For use with secrets, it is recommended to unset the sensitive env vars early in your run command so they are not available to child processes in the VM.

Networking

A TAP/TUN device will be automatically created for the guest to have network access.

The IP address/netmask can be configured via TAP_IP, otherwise a random address in the 10.x.x.1/30 range will be assigned.

The host interface for routing can be configured via HOST_IFACE otherwise the default route interface will be used.

In order to create the TAP device, and update iptables rules, the container jailer must be run in host networking mode.

Reference: https://github.com/firecracker-microvm/firecracker/blob/main/docs/network-setup.md

Exposing ports is TBD.

Resources

Resources like virtual CPUs and Memory can be overprovisioned and adjusted via the env vars VCPU_COUNT and MEM_SIZE_MIB.

The default is the maximum available on the host.

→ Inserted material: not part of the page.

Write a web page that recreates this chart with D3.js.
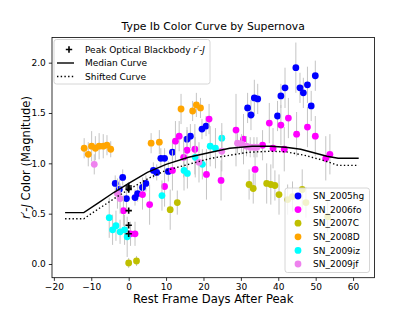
<!DOCTYPE html>
<html>
<head>
<meta charset="utf-8">
<script src="https://cdn.jsdelivr.net/npm/d3@7"></script>
<style>
  body { margin: 0; background: #fff; }
  svg text { font-family: "DejaVu Sans", sans-serif; fill: #000; }
</style>
</head>
<body>
<svg id="chart" width="415" height="311"></svg>
<script>
// ─── data ───
const sn2005hgDays  = [-3.6, -2.5, -1.6, -0.6, 1.7, 2.4, 3.7, 4.6, 6.6, 7.5, 8.6, 9.6, 10.6, 11.7, 15.6, 16.5, 19.6, 20.7, 31.8, 32.7, 33.6, 34.5, 39.8, 40.7, 41.8, 44.7, 45.8, 46.7, 47.8, 48.8, 49.9];
const sn2005hgColor = [0.80, 0.74, 0.86, 0.65, 0.66, 0.70, 0.76, 0.80, 0.93, 0.91, 1.05, 1.05, 0.92, 1.11, 1.24, 1.27, 1.34, 1.37, 1.55, 1.48, 1.65, 1.64, 1.47, 1.67, 1.75, 1.95, 1.75, 1.70, 1.78, 1.57, 1.87];
const sn2005hgErr   = [0.08, 0.10, 0.08, 0.10, 0.08, 0.08, 0.10, 0.08, 0.08, 0.08, 0.10, 0.10, 0.10, 0.10, 0.12, 0.12, 0.10, 0.10, 0.15, 0.15, 0.18, 0.15, 0.15, 0.12, 0.20, 0.25, 0.15, 0.15, 0.18, 0.15, 0.15];

const sn2006foDays  = [-1.4, 0.5, 1.7, 3.7, 5.6, 9.6, 11.7, 12.5, 13.5, 14.7, 15.6, 17.7, 20.8, 21.5, 24.7, 28.7, 30.7, 33.8, 35.8, 37.6, 38.6, 40.7, 41.6, 42.7, 44.9, 47.8, 49.9, 52.7, 53.8];
const sn2006foColor = [0.53, 0.30, 0.30, 0.69, 0.59, 0.77, 0.93, 1.22, 1.27, 1.06, 1.13, 1.14, 0.89, 1.44, 0.83, 1.33, 1.24, 0.94, 1.18, 1.40, 1.15, 1.38, 1.14, 1.45, 1.29, 1.36, 1.27, 1.05, 1.09];
const sn2006foErr   = [0.15, 0.12, 0.12, 0.15, 0.20, 0.20, 0.20, 0.20, 0.15, 0.20, 0.20, 0.25, 0.25, 0.15, 0.20, 0.36, 0.25, 0.20, 0.15, 0.20, 0.20, 0.20, 0.22, 0.20, 0.22, 0.20, 0.20, 0.22, 0.20];

const sn2007CDays  = [0.0, 2.1, 11.1, 13.0, 32.2, 33.3, 36.9, 38.0, 39.1, 40.2, 42.5, 43.8, 46.4, 47.4, 53.2];
const sn2007CColor = [0.01, 0.03, 0.54, 0.61, 0.79, 0.75, 0.80, 0.79, 0.78, 0.69, 0.64, 0.67, 0.74, 0.61, 0.47];
const sn2007CErr   = [0.05, 0.05, 0.20, 0.12, 0.15, 0.15, 0.20, 0.20, 0.15, 0.20, 0.15, 0.15, 0.20, 0.15, 0.15];

const sn2008DDays  = [-11.9, -10.8, -9.9, -8.9, -7.9, -6.8, -5.8, -4.8, 6.0, 8.2, 14.0, 17.1, 18.1, 19.2];
const sn2008DColor = [1.15, 1.09, 1.17, 1.15, 1.17, 1.17, 1.18, 1.14, 1.20, 1.21, 1.54, 1.52, 1.58, 1.55];
const sn2008DErr   = [0.10, 0.12, 0.15, 0.12, 0.13, 0.12, 0.10, 0.08, 0.10, 0.12, 0.15, 0.10, 0.12, 0.10];

const sn2009izDays  = [-5.2, -4.3, -3.4, -2.3, -1.1, -0.4, 8.9, 14.8, 15.7, 17.8, 19.7, 21.8, 23.2, 24.9];
const sn2009izColor = [0.46, 0.34, 0.38, 0.32, 0.34, 0.27, 0.68, 0.93, 0.90, 1.06, 0.99, 1.17, 1.15, 1.25];
const sn2009izErr   = [0.20, 0.15, 0.15, 0.12, 0.15, 0.20, 0.15, 0.20, 0.15, 0.20, 0.15, 0.20, 0.20, 0.15];

const sn2009jfDays  = [-9.2, -3.0, -2.3, 18.8, 24.9, 29.1, 30.2, 31.5, 32.5, 33.5, 34.3];
const sn2009jfColor = [0.99, 0.70, 0.65, 1.01, 1.12, 1.20, 1.19, 1.17, 1.16, 1.16, 1.16];
const sn2009jfErr   = [0.10, 0.15, 0.15, 0.20, 0.20, 0.10, 0.10, 0.10, 0.10, 0.10, 0.10];

const medianDays  = [-17, -12, -8, -4, 0, 5, 10, 16, 22, 27, 33, 38, 42, 46, 50, 53, 56, 61.5];
const medianColor = [0.51, 0.51, 0.61, 0.71, 0.80, 0.91, 0.99, 1.06, 1.11, 1.15, 1.17, 1.17, 1.16, 1.14, 1.10, 1.07, 1.05, 1.05];

const shiftedDays  = [-17, -12, -8, -3, 0, 5.5, 10, 16, 22, 27, 32, 38, 42, 47, 52, 56, 61.5];
const shiftedColor = [0.45, 0.45, 0.55, 0.67, 0.74, 0.855, 0.93, 0.99, 1.05, 1.08, 1.11, 1.12, 1.115, 1.08, 1.03, 0.98, 0.98];

const peakDays  = [0, 0, 0, 0, 0, 0];
const peakColor = [0.775, 0.755, 0.74, 0.53, 0.385, 0.30];

const xTicks = [-20, -10, 0, 10, 20, 30, 40, 50, 60];
const yTicks = [0.0, 0.5, 1.0, 1.5, 2.0];

const series = [
  { name: 'SN_2005hg', fill: '#0000ff', days: sn2005hgDays, color: sn2005hgColor, err: sn2005hgErr },
  { name: 'SN_2006fo', fill: '#ff00ff', days: sn2006foDays, color: sn2006foColor, err: sn2006foErr },
  { name: 'SN_2007C',  fill: '#bfbf00', days: sn2007CDays,  color: sn2007CColor,  err: sn2007CErr },
  { name: 'SN_2008D',  fill: '#ffa500', days: sn2008DDays,  color: sn2008DColor,  err: sn2008DErr },
  { name: 'SN_2009iz', fill: '#00ffff', days: sn2009izDays, color: sn2009izColor, err: sn2009izErr },
  { name: 'SN_2009jf', fill: '#ee82ee', days: sn2009jfDays, color: sn2009jfColor, err: sn2009jfErr },
];

// ─── layout ───
const box = { left: 52, right: 374.4, top: 37.4, bottom: 277.7 };
const svg = d3.select('#chart');

const x = d3.scaleLinear().domain([-20.5, 65.7]).range([box.left, box.right]);
const y = d3.scaleLinear().domain([-0.136, 2.251]).range([box.bottom, box.top]);

const plot = svg.append('g');

// error bars + points, one SN at a time
series.forEach(s => {
  const pts = s.days.map((d, i) => ({ d, c: s.color[i], e: s.err[i] }));
  const g = plot.append('g');
  g.selectAll('line')
    .data(pts)
    .enter()
    .append('line')
    .attr('x1', p => x(p.d)).attr('x2', p => x(p.d))
    .attr('y1', p => y(p.c - p.e)).attr('y2', p => y(p.c + p.e))
    .attr('stroke', '#c4c4c4')
    .attr('stroke-width', 1);
  g.selectAll('circle')
    .data(pts)
    .enter()
    .append('circle')
    .attr('cx', p => x(p.d)).attr('cy', p => y(p.c))
    .attr('r', 3.4)
    .attr('fill', s.fill);
});

// curves
const line = d3.line().x(p => x(p[0])).y(p => y(p[1]));
plot.append('path')
  .attr('d', line(d3.zip(medianDays, medianColor)))
  .attr('fill', 'none').attr('stroke', '#000').attr('stroke-width', 1.4);
plot.append('path')
  .attr('d', line(d3.zip(shiftedDays, shiftedColor)))
  .attr('fill', 'none').attr('stroke', '#000').attr('stroke-width', 1.4)
  .attr('stroke-dasharray', '1.4,2.3');

// peak crosses
const crossPath = (cx, cy, s) => `M${cx - s},${cy}H${cx + s}M${cx},${cy - s}V${cy + s}`;
plot.append('g').selectAll('path')
  .data(d3.zip(peakDays, peakColor))
  .enter()
  .append('path')
  .attr('d', p => crossPath(x(p[0]), y(p[1]), 3.2))
  .attr('stroke', '#000').attr('stroke-width', 1.6);

// ─── axes ───
const xAxis = svg.append('g')
  .attr('transform', `translate(0,${box.bottom})`)
  .call(d3.axisBottom(x).tickValues(xTicks).tickSize(3.2).tickPadding(3)
    .tickFormat(d => d3.format('d')(d).replace('-', '\u2212')));
const yAxis = svg.append('g')
  .attr('transform', `translate(${box.left},0)`)
  .call(d3.axisLeft(y).tickValues(yTicks).tickSize(3.2).tickPadding(3)
    .tickFormat(d3.format('.1f')));
[xAxis, yAxis].forEach(a => {
  a.select('.domain').remove();
  a.selectAll('line').attr('stroke', '#000').attr('stroke-width', 0.8);
  a.selectAll('text').attr('font-size', 9).attr('font-family', 'DejaVu Sans').attr('fill', '#000');
});

svg.append('rect')
  .attr('x', box.left).attr('y', box.top)
  .attr('width', box.right - box.left).attr('height', box.bottom - box.top)
  .attr('fill', 'none').attr('stroke', '#000').attr('stroke-width', 0.8);

// ─── texts ───
svg.append('text')
  .attr('x', (box.left + box.right) / 2).attr('y', 30)
  .attr('text-anchor', 'middle').attr('font-size', 10.8)
  .text('Type Ib Color Curve by Supernova');

svg.append('text')
  .attr('x', (box.left + box.right) / 2).attr('y', 303)
  .attr('text-anchor', 'middle').attr('font-size', 11.6)
  .text('Rest Frame Days After Peak');

const yl = svg.append('text')
  .attr('transform', `translate(30,${(box.top + box.bottom) / 2}) rotate(-90)`)
  .attr('text-anchor', 'middle').attr('font-size', 11.6);
yl.append('tspan').attr('font-style', 'italic').text('r\u2032');
yl.append('tspan').text('-');
yl.append('tspan').attr('font-style', 'italic').text('J');
yl.append('tspan').text(' Color (Magnitude)');

// ─── legend: curves ───
const lg1 = svg.append('g');
lg1.append('rect')
  .attr('x', 54).attr('y', 39.5).attr('width', 156).attr('height', 44.5).attr('rx', 2.5)
  .attr('fill', '#fff').attr('fill-opacity', 0.8).attr('stroke', '#cccccc').attr('stroke-width', 0.8);
lg1.append('path').attr('d', crossPath(69, 49.5, 3.2)).attr('stroke', '#000').attr('stroke-width', 1.6);
lg1.append('line').attr('x1', 57).attr('x2', 74).attr('y1', 63).attr('y2', 63)
  .attr('stroke', '#000').attr('stroke-width', 1.4);
lg1.append('line').attr('x1', 57).attr('x2', 74).attr('y1', 76.5).attr('y2', 76.5)
  .attr('stroke', '#000').attr('stroke-width', 1.4).attr('stroke-dasharray', '1.4,2.3');
const l1 = lg1.append('text').attr('x', 85).attr('y', 52.5).attr('font-size', 9);
l1.append('tspan').text('Peak Optical Blackbody ');
l1.append('tspan').attr('font-style', 'italic').text('r\u2032');
l1.append('tspan').text('-');
l1.append('tspan').attr('font-style', 'italic').text('J');
lg1.append('text').attr('x', 85).attr('y', 66).attr('font-size', 9).text('Median Curve');
lg1.append('text').attr('x', 85).attr('y', 79.5).attr('font-size', 9).text('Shifted Curve');

// ─── legend: supernovae ───
const lg2 = svg.append('g');
lg2.append('rect')
  .attr('x', 285).attr('y', 188).attr('width', 84.5).attr('height', 84.5).attr('rx', 2.5)
  .attr('fill', '#fff').attr('fill-opacity', 0.8).attr('stroke', '#cccccc').attr('stroke-width', 0.8);
const rows = lg2.selectAll('g.row')
  .data(series)
  .enter()
  .append('g')
  .attr('class', 'row')
  .attr('transform', (s, i) => `translate(0,${196 + i * 13.6})`);
rows.append('circle').attr('cx', 298).attr('cy', 0).attr('r', 3.4).attr('fill', s => s.fill);
rows.append('text').attr('x', 313).attr('y', 3.2).attr('font-size', 9).text(s => s.name);
</script>
</body>
</html>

The jailer also allows for resource slicing, but that implementation is TBD.

Volumes

The root filesystem is recreated on every run, so anything written to the root partition will not persist restarts and is considered ephemeral similar to container layers.

However an optional data drive /dev/vdb will be created and can be made persistent by mounting a volume or host path to /jail/data.

Contributing

Please open an issue or submit a pull request with any features, fixes, or changes.